Court continues trend of protecting business free speech
WASHINGTON — In recent years, the Supreme Court has shown as much interest in protecting the free-speech rights of corporations as it has in the protecting the expression of individuals, if not more.
That trend continued yesterday when the Court decided Chamber of Commerce v. Brown, an endorsement of business free speech as an important element of the free marketplace.
By a 7-2 vote, the Court ruled that federal labor law prevents California from restricting the ability of employers to speak out against union organizing.
The state law, according to the Court, violated “Congress’ express protection of free debate” concerning unionization, and congressional desire to avoid regulation within “a zone protected and reserved for market freedom.”
Justice John Paul Stevens, writing for the majority, said, “The explicit direction from Congress to leave noncoercive speech unregulated makes this case easier.”
The California law, similar to statutes on the books or under debate in 20 other states, said that any employer receiving state funds through grants or contracts cannot use those funds — even when commingled with other money — to “assist, promote or deter union organizing.” The law also established what the Court said was a “formidable enforcement scheme” that required employers to maintain records that would establish whether state funds they received were used for purposes related to union organizing.
Businesses and right-to-work advocates viewed the law as a union-driven tactic to enlist states in undercutting the aims of the federal National Labor Relations Act, which protects companies’ right to speak out on unionization, so long as it not coercive. The U.S. Chamber of Commerce took the state to court, winning at the district court level, but the 9th U.S. Circuit Court of Appeals reversed, ruling that the state law was not preempted by federal law. The Supreme Court, as it often does, reversed the 9th Circuit decision.
“The law was nothing more than an underhanded attempt by union officials to use public funds to corral California workers into their forced dues-paying ranks, and the high court was correct to find that the law is pre-empted by federal labor law,” said Stefan Gleason, vice president of the National Right to Work Legal Defense Foundation, which advocates measures that prevent employees in unionized workplaces from being coerced to join unions.

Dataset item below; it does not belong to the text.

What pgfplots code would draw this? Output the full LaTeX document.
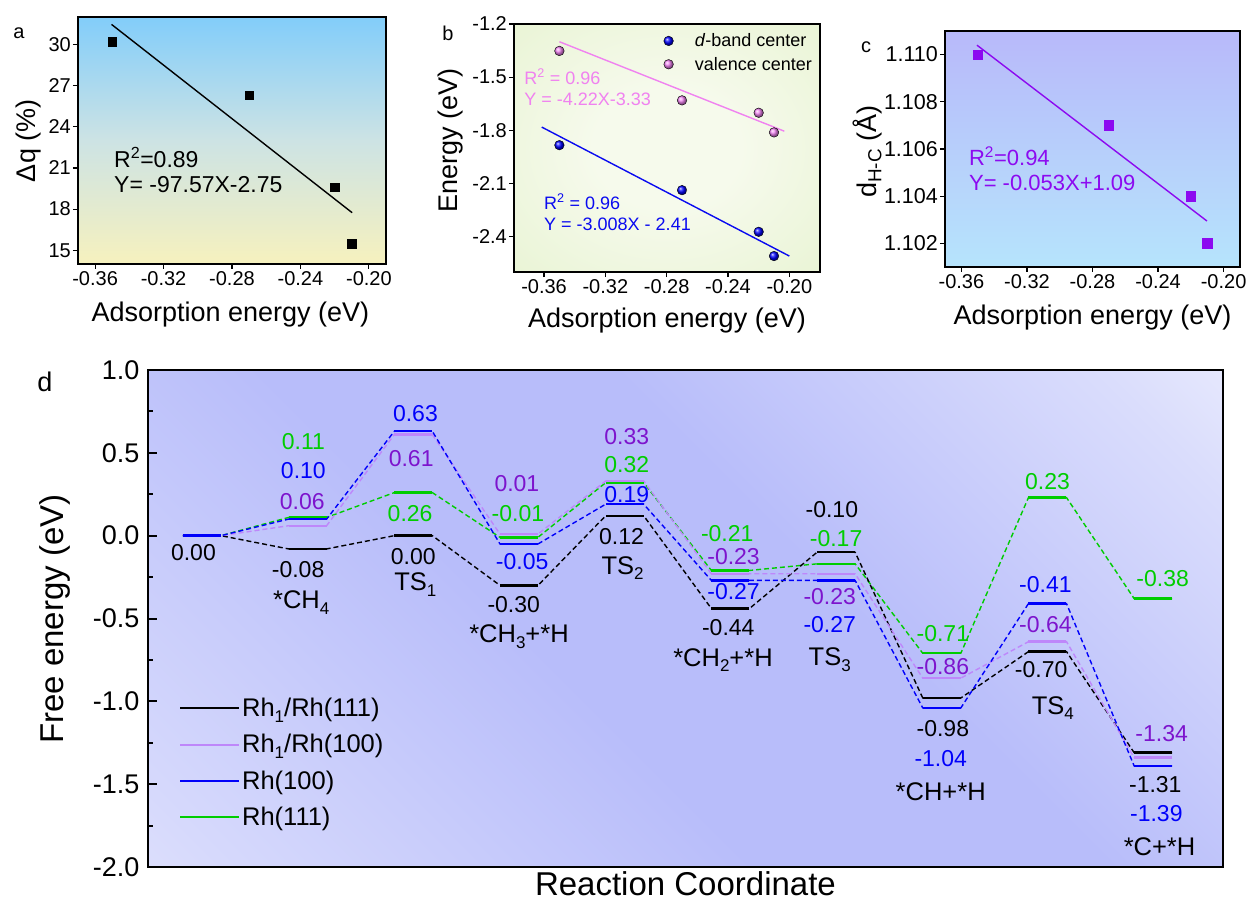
\documentclass[border=0pt]{standalone}
\usepackage{fontspec}
\setmainfont{Liberation Sans}
\usepackage{pgfplots}
\pgfplotsset{compat=1.18}
\usetikzlibrary{shadings}

\definecolor{dpl}{RGB}{190,135,250}
\definecolor{dpt}{RGB}{125,20,205}
\definecolor{dbl}{RGB}{0,0,250}
\definecolor{dgr}{RGB}{0,205,0}
\definecolor{cpu}{RGB}{140,10,240}
\definecolor{bpk}{RGB}{240,130,240}
\definecolor{bbl}{RGB}{10,10,240}
\definecolor{aTop}{RGB}{130,205,250}
\definecolor{aMid}{RGB}{205,227,228}
\definecolor{aBot}{RGB}{246,241,190}
\definecolor{bIn}{RGB}{246,250,236}
\definecolor{bMid}{RGB}{226,241,200}
\definecolor{bOut}{RGB}{210,235,168}
\definecolor{cTop}{RGB}{184,185,250}
\definecolor{cBot}{RGB}{182,228,252}
\definecolor{dW1}{RGB}{242,242,254}
\definecolor{dM1}{RGB}{214,217,252}
\definecolor{dB}{RGB}{184,189,250}
\definecolor{dM2}{RGB}{218,221,252}
\definecolor{dW2}{RGB}{252,252,255}
\pgfdeclarehorizontalshading{dshade}{100bp}{color(0bp)=(dW1); color(18bp)=(dM1); color(42bp)=(dB); color(58bp)=(dB); color(80bp)=(dM2); color(96bp)=(dW2); color(100bp)=(dW2)}
\pgfdeclareradialshading{bshade}{\pgfpoint{0bp}{0bp}}{color(0bp)=(bIn); color(12bp)=(bIn); color(50bp)=(bMid); color(71bp)=(bOut)}

\pgfplotsset{
  smallax/.style={
    scale only axis, anchor=north west, clip=false,
    axis line style={line width=1.4pt},
    tick align=outside, xtick pos=bottom, ytick pos=left,
    major tick length=5pt, every tick/.style={black, line width=1.2pt},
    tick label style={font=\fontsize{20}{24}\selectfont, inner sep=2pt},
    label style={font=\fontsize{27}{32}\selectfont},
    /pgf/number format/assume math mode=true,
    scaled ticks=false,
    xmin=-0.37, xmax=-0.19, xtick={-0.36,-0.32,-0.28,-0.24,-0.20},
    xticklabel style={/pgf/number format/fixed, /pgf/number format/fixed zerofill, /pgf/number format/precision=2},
  }
}
\newcommand\dfont{\fontsize{23}{25}\selectfont}
\newcommand\nfont{\fontsize{25.5}{28}\selectfont}
\newcommand\sub[1]{\raisebox{-0.22em}{\fontsize{17}{17}\selectfont #1}}
\newcommand\lab[4]{\node[font=\dfont, text=#3, inner sep=0pt] at (axis cs:#1,#2) {#4};}
\newcommand\nam[3]{\node[font=\nfont, text=black, inner sep=0pt] at (axis cs:#1,#2) {#3};}

\begin{document}
\begin{tikzpicture}
\useasboundingbox (0pt,0pt) rectangle (1248pt,-901pt);

% ---------------- panel a
\begin{axis}[smallax, at={(78pt,-17pt)}, width=308pt, height=247pt,
  ymin=14, ymax=32, ytick={15,18,21,24,27,30},
  axis background/.style={top color=aTop, bottom color=aBot, middle color=aMid},
  xlabel={Adsorption energy (eV)}, ylabel={Δq (\%)},
  xlabel style={at={(axis description cs:0.495,-0.206)}, anchor=center},
  ylabel style={at={(axis description cs:-0.162,0.499)}, anchor=center},
]
\addplot[black, line width=1.4pt] coordinates {(-0.3504,31.46) (-0.2098,17.74)};
\addplot[only marks, mark=square*, mark size=4.3pt, black] coordinates {(-0.35,30.2) (-0.27,26.3) (-0.22,19.6) (-0.21,15.5)};
\node[anchor=west, inner sep=0pt, font=\fontsize{23}{27}\selectfont] at (rel axis cs:0.117,0.433) {R\textsuperscript{2}=0.89};
\node[anchor=west, inner sep=0pt, font=\fontsize{23}{27}\selectfont] at (rel axis cs:0.117,0.32) {Y= -97.57X-2.75};
\end{axis}

% ---------------- panel b
\begin{axis}[smallax, at={(514pt,-24pt)}, width=306pt, height=248pt,
  xmin=-0.3796, xmax=-0.18, ymin=-2.6, ymax=-1.2, ytick={-2.4,-2.1,-1.8,-1.5,-1.2},
  yticklabel style={/pgf/number format/fixed, /pgf/number format/fixed zerofill, /pgf/number format/precision=1},
  axis background/.style={shade, shading=bshade},
  xlabel={Adsorption energy (eV)}, ylabel={Energy (eV)},
  xlabel style={at={(axis description cs:0.5,-0.194)}, anchor=center},
  ylabel style={at={(axis description cs:-0.209,0.529)}, anchor=center},
  legend style={at={(0.468,0.978)}, anchor=north west, draw=none, fill=none, font=\fontsize{18}{21}\selectfont, row sep=4.8pt},
  legend cell align=left,
  legend image code/.code={\draw[#1] plot coordinates {(8pt,0pt)}; \path (0pt,0pt) (32pt,0pt);},
]
\addplot[bbl, line width=1.4pt, forget plot] coordinates {(-0.3615,-1.782) (-0.20,-2.51)};
\addplot[bpk, line width=1.4pt, forget plot] coordinates {(-0.350,-1.30) (-0.2033,-1.805)};
\addplot[only marks, mark=ball, ball color=blue, mark size=4.8pt] coordinates {(-0.35,-1.884) (-0.27,-2.138) (-0.22,-2.373) (-0.21,-2.51)};
\addplot[only marks, mark=ball, ball color=bpk, mark size=4.8pt] coordinates {(-0.35,-1.352) (-0.27,-1.631) (-0.22,-1.701) (-0.21,-1.812)};
\legend{\textit{d}-band center, valence center}
\node[anchor=west, inner sep=0pt, text=bpk, font=\fontsize{18}{21}\selectfont] at (rel axis cs:0.033,0.787) {R\textsuperscript{2} = 0.96};
\node[anchor=west, inner sep=0pt, text=bpk, font=\fontsize{18}{21}\selectfont] at (rel axis cs:0.033,0.696) {Y = -4.22X-3.33};
\node[anchor=west, inner sep=0pt, text=bbl, font=\fontsize{18}{21}\selectfont] at (rel axis cs:0.098,0.283) {R\textsuperscript{2} = 0.96};
\node[anchor=west, inner sep=0pt, text=bbl, font=\fontsize{18}{21}\selectfont] at (rel axis cs:0.098,0.194) {Y = -3.008X - 2.41};
\end{axis}

% ---------------- panel c
\begin{axis}[smallax, at={(945pt,-31pt)}, width=295pt, height=236pt,
  ymin=1.101, ymax=1.111, ytick={1.102,1.104,1.106,1.108,1.110},
  yticklabel style={font=\fontsize{21.5}{24}\selectfont, /pgf/number format/fixed, /pgf/number format/fixed zerofill, /pgf/number format/precision=3},
  axis background/.style={top color=cTop, bottom color=cBot},
  xlabel={Adsorption energy (eV)}, ylabel={d\textsubscript{H-C} (Å)},
  xlabel style={at={(axis description cs:0.5,-0.216)}, anchor=center},
  ylabel style={at={(axis description cs:-0.262,0.489)}, anchor=center},
]
\addplot[cpu, line width=1.4pt] coordinates {(-0.3505,1.1104) (-0.2102,1.10295)};
\addplot[only marks, mark=square*, mark size=4.7pt, cpu] coordinates {(-0.35,1.110) (-0.27,1.107) (-0.22,1.104) (-0.21,1.102)};
\node[anchor=west, inner sep=0pt, text=cpu, font=\fontsize{22}{26}\selectfont] at (rel axis cs:0.081,0.47) {R\textsuperscript{2}=0.94};
\node[anchor=west, inner sep=0pt, text=cpu, font=\fontsize{22}{26}\selectfont] at (rel axis cs:0.081,0.355) {Y= -0.053X+1.09};
\end{axis}

% ---------------- panel d
\begin{axis}[at={(148pt,-370pt)}, anchor=north west, scale only axis, width=1075pt, height=497pt,
  clip=false,
  xmin=-0.51, xmax=9.66, ymin=-2, ymax=1, xtick=\empty, ytick={-2,-1.5,-1,-0.5,0,0.5,1}, minor y tick num=1,
  ytick pos=left, tick align=inside, major tick length=9pt, minor tick length=5pt,
  axis line style={line width=2.5pt}, every tick/.style={black, line width=2pt},
  /pgf/number format/assume math mode=true,
  yticklabel style={font=\fontsize{27}{30}\selectfont, xshift=-5pt, /pgf/number format/fixed, /pgf/number format/fixed zerofill, /pgf/number format/precision=1},
  axis background/.style={shade, shading=dshade, shading angle=45},
  label style={font=\fontsize{33}{38}\selectfont},
  xlabel={Reaction Coordinate}, ylabel={Free energy (eV)},
  xlabel style={at={(axis description cs:0.5,-0.034)}, anchor=center, inner sep=0pt},
  ylabel style={at={(axis description cs:-0.0865,0.499)}, anchor=center, inner sep=0pt},
  legend style={at={(0.026,0.348)}, anchor=north west, draw=none, fill=none, font=\fontsize{25.5}{28}\selectfont, row sep=12.3pt},
  legend cell align=left,
  legend image code/.code={\draw[#1] (0pt,0pt) -- (59pt,0pt);},
]
\addlegendimage{black, line width=2pt}
\addlegendimage{dpl, line width=2pt}
\addlegendimage{dbl, line width=2pt}
\addlegendimage{dgr, line width=2pt}
\legend{Rh\sub{1}/Rh(111), Rh\sub{1}/Rh(100), Rh(100), Rh(111)}

% Rh(111) green
\addplot[forget plot, dgr, line width=1.4pt, dash pattern=on 5pt off 3pt] coordinates {(-0.18,0) (0.18,0) (0.82,0.11) (1.18,0.11) (1.82,0.26) (2.18,0.26) (2.82,-0.01) (3.18,-0.01) (3.82,0.32) (4.18,0.32) (4.82,-0.21) (5.18,-0.21) (5.82,-0.17) (6.18,-0.17) (6.82,-0.71) (7.18,-0.71) (7.82,0.23) (8.18,0.23) (8.82,-0.38) (9.18,-0.38)};
\addplot[forget plot, dgr, only marks, mark=-, mark size=19pt, mark options={solid, line width=2.4pt}] coordinates {(0,0) (1,0.11) (2,0.26) (3,-0.01) (4,0.32) (5,-0.21) (6,-0.17) (7,-0.71) (8,0.23) (9,-0.38)};
% Rh1/Rh(111) black
\addplot[forget plot, black, line width=1.4pt, dash pattern=on 5pt off 3pt] coordinates {(-0.18,0) (0.18,0) (0.82,-0.08) (1.18,-0.08) (1.82,0) (2.18,0) (2.82,-0.30) (3.18,-0.30) (3.82,0.12) (4.18,0.12) (4.82,-0.44) (5.18,-0.44) (5.82,-0.10) (6.18,-0.10) (6.82,-0.98) (7.18,-0.98) (7.82,-0.70) (8.18,-0.70) (8.82,-1.31) (9.18,-1.31)};
\addplot[forget plot, black, only marks, mark=-, mark size=19pt, mark options={solid, line width=2.4pt}] coordinates {(0,0) (1,-0.08) (2,0) (3,-0.30) (4,0.12) (5,-0.44) (6,-0.10) (7,-0.98) (8,-0.70) (9,-1.31)};
% Rh1/Rh(100) purple
\addplot[forget plot, dpl, line width=1.4pt, dash pattern=on 5pt off 3pt] coordinates {(-0.18,0) (0.18,0) (0.82,0.06) (1.18,0.06) (1.82,0.61) (2.18,0.61) (2.82,0.01) (3.18,0.01) (3.82,0.33) (4.18,0.33) (4.82,-0.23) (5.18,-0.23) (5.82,-0.23) (6.18,-0.23) (6.82,-0.86) (7.18,-0.86) (7.82,-0.64) (8.18,-0.64) (8.82,-1.34) (9.18,-1.34)};
\addplot[forget plot, dpl, only marks, mark=-, mark size=19pt, mark options={solid, line width=2.4pt}] coordinates {(0,0) (1,0.06) (2,0.61) (3,0.01) (4,0.33) (5,-0.23) (6,-0.23) (7,-0.86) (8,-0.64) (9,-1.34)};
% Rh(100) blue
\addplot[forget plot, dbl, line width=1.4pt, dash pattern=on 5pt off 3pt] coordinates {(-0.18,0) (0.18,0) (0.82,0.10) (1.18,0.10) (1.82,0.63) (2.18,0.63) (2.82,-0.05) (3.18,-0.05) (3.82,0.19) (4.18,0.19) (4.82,-0.27) (5.18,-0.27) (5.82,-0.27) (6.18,-0.27) (6.82,-1.04) (7.18,-1.04) (7.82,-0.41) (8.18,-0.41) (8.82,-1.39) (9.18,-1.39)};
\addplot[forget plot, dbl, only marks, mark=-, mark size=19pt, mark options={solid, line width=2.4pt}] coordinates {(0,0) (1,0.10) (2,0.63) (3,-0.05) (4,0.19) (5,-0.27) (6,-0.27) (7,-1.04) (8,-0.41) (9,-1.39)};

% labels
\lab{-0.08}{-0.10}{black}{0.00}
\lab{0.96}{0.567}{dgr}{0.11}
\lab{0.96}{0.392}{dbl}{0.10}
\lab{0.95}{0.205}{dpt}{0.06}
\lab{0.91}{-0.207}{black}{-0.08}
\nam{0.94}{-0.405}{*CH\sub{4}}
\lab{2.02}{0.739}{dbl}{0.63}
\lab{1.98}{0.467}{dpt}{0.61}
\lab{1.97}{0.135}{dgr}{0.26}
\lab{2.00}{-0.127}{black}{0.00}
\nam{2.02}{-0.295}{TS\sub{1}}
\lab{2.98}{0.316}{dpt}{0.01}
\lab{2.99}{0.135}{dgr}{-0.01}
\lab{3.03}{-0.157}{dbl}{-0.05}
\lab{2.95}{-0.418}{black}{-0.30}
\nam{3.00}{-0.61}{*CH\sub{3}+*H}
\lab{4.02}{0.598}{dpt}{0.33}
\lab{4.02}{0.427}{dgr}{0.32}
\lab{4.02}{0.246}{dbl}{0.19}
\lab{3.97}{-0.006}{black}{0.12}
\nam{3.98}{-0.195}{TS\sub{2}}
\lab{4.97}{0.014}{dgr}{-0.21}
\lab{5.03}{-0.125}{dpt}{-0.23}
\lab{5.03}{-0.338}{dbl}{-0.27}
\lab{4.98}{-0.553}{black}{-0.44}
\nam{4.93}{-0.75}{*CH\sub{2}+*H}
\lab{5.96}{0.155}{black}{-0.10}
\lab{6.00}{-0.016}{dgr}{-0.17}
\lab{5.94}{-0.368}{dpt}{-0.23}
\lab{5.94}{-0.539}{dbl}{-0.27}
\nam{5.94}{-0.75}{TS\sub{3}}
\lab{7.01}{-0.589}{dgr}{-0.71}
\lab{7.01}{-0.79}{dpt}{-0.86}
\lab{7.01}{-1.163}{black}{-0.98}
\lab{6.99}{-1.343}{dbl}{-1.04}
\nam{6.99}{-1.545}{*CH+*H}
\lab{8.00}{0.326}{dgr}{0.23}
\lab{7.98}{-0.297}{dbl}{-0.41}
\lab{7.98}{-0.539}{dpt}{-0.64}
\lab{7.94}{-0.81}{black}{-0.70}
\nam{8.05}{-1.04}{TS\sub{4}}
\lab{9.09}{-0.258}{dgr}{-0.38}
\lab{9.08}{-1.193}{dpt}{-1.34}
\lab{9.02}{-1.505}{black}{-1.31}
\lab{9.03}{-1.675}{dbl}{-1.39}
\nam{9.06}{-1.877}{*C+*H}
\end{axis}

\node[font=\fontsize{20}{22}\selectfont] at (19pt,-33pt) {a};
\node[font=\fontsize{20}{22}\selectfont] at (448pt,-33pt) {b};
\node[font=\fontsize{20}{22}\selectfont] at (866pt,-47pt) {c};
\node[font=\fontsize{27}{30}\selectfont] at (45pt,-382pt) {d};
\end{tikzpicture}
\end{document}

Steven Law, chief legal officer and general counsel for the U.S. Chamber of Commerce, applauded the decision as well. “Today the Supreme Court declared that it’s unlawful under the National Labor Relations Act for a state to muzzle employers’ speech rights.”
Yesterday’s decision also fits into a trend this term in which the Court is adopting the preemption doctrine — under which federal law trumps state law in the same area — at the behest of corporations that prefer to live under one set of federal rules rather than the differing regulations of 50 states.
Justice Stephen Breyer, joined by Justice Ruth Bader Ginsburg, dissented in the case, asserting that the California law did not amount to a regulation that was pre-empted by federal law.
Breyer said the California law does not prevent employers from speaking out on union organizing. “It simply says to those employers, do not do so on our dime.”